A Parenting Metaphor for How to Develop Self-Motivation in Kids
Today I came across a classic parenting “listicle” that turned out to be much more than just clickbait. The title of the article had all the makings of a link that would over promise and underdeliver: Harvard psychologist to parents: Do these 7 things if you want to raise kids with flexible, resilient brains. Surprisingly though, this article actually has some meat on it.
All 7 of the suggestions are pretty good. However, the one I think will stick with most people the longest is the author’s suggestion for parents to “be a gardener, not a carpenter “. I love metaphors as tools to remember important concepts, and this is a metaphor for how to develop a child’s self-motivation that’s too good to ignore. The author states:
Carpenters carve wood into the shape they want. Gardeners help things to grow on their own by cultivating a fertile landscape.
Likewise, parents can sculpt their child into something specific, say, a concert violinist. Or they can provide an environment that encourages healthy growth in whatever direction the child takes.
You might want your kid to play violin in Symphony Hall someday, but forcing them to take lessons (the carpenter approach) might build a virtuoso, or a kid who views music as an unpleasant chore.
The gardener approach would be to sprinkle a variety of musical opportunities around the home and see which ones spark your child’s interest. Do they love to bang on pots and pans? Maybe your child is a budding heavy metal drummer.
Once you understand what kind of plant you’re growing, you can “adjust the soil” for it to take root and flourish.
Developing a Child’s Self-Motivation Using the Gardening Approach to Foster Autonomy, Mastery, and Purpose
When you simplify the concept of self-motivating children, it comes down to three keys: autonomy, mastery, and purpose. The carpeting parenting approach can foster mastery and purpose, but it doesn’t foster autonomy. On the other hand, the gardening parenting approach can foster all three. What’s more, without autonomy it’s essentially impossible for a child’s self-motivation to develop.
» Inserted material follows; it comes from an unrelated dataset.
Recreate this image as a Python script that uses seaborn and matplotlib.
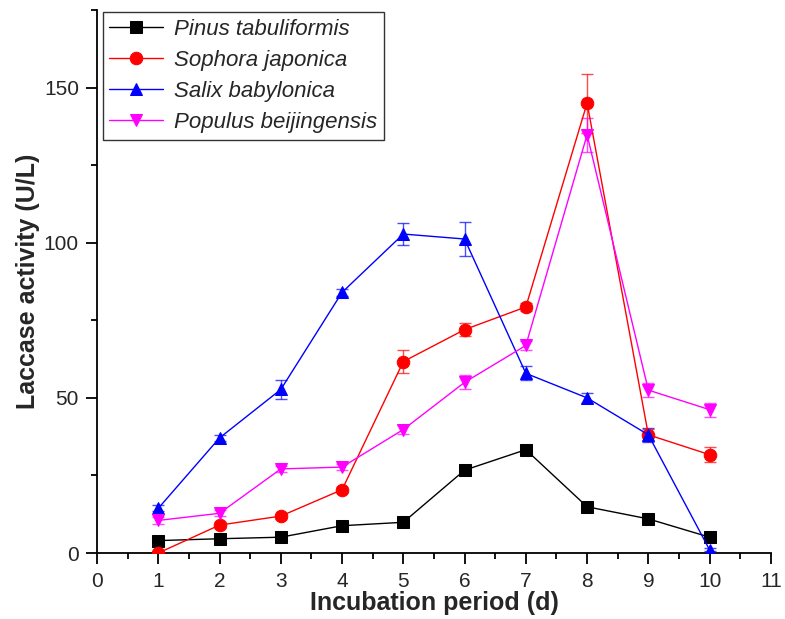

- Autonomy: Motivating a child by either providing options to pick from or giving that child complete control of a choice. Then also giving the child the freedom to see their choice through to completion without adult intervention.
- Mastery: Motivating a child by putting the child in a position to continually get better at something he or she enjoys.
- Purpose: Motivating a child with short, medium and long term goals put into a plan that is both realistic and meaningful to him or her.
This basic framework comes from author Daniel Pink as presented in his book Drive. Pink uses these three basic motivators in the context of motivating employees at work. However, applying the same concept to parents who need to motivate children is both practical and judicious.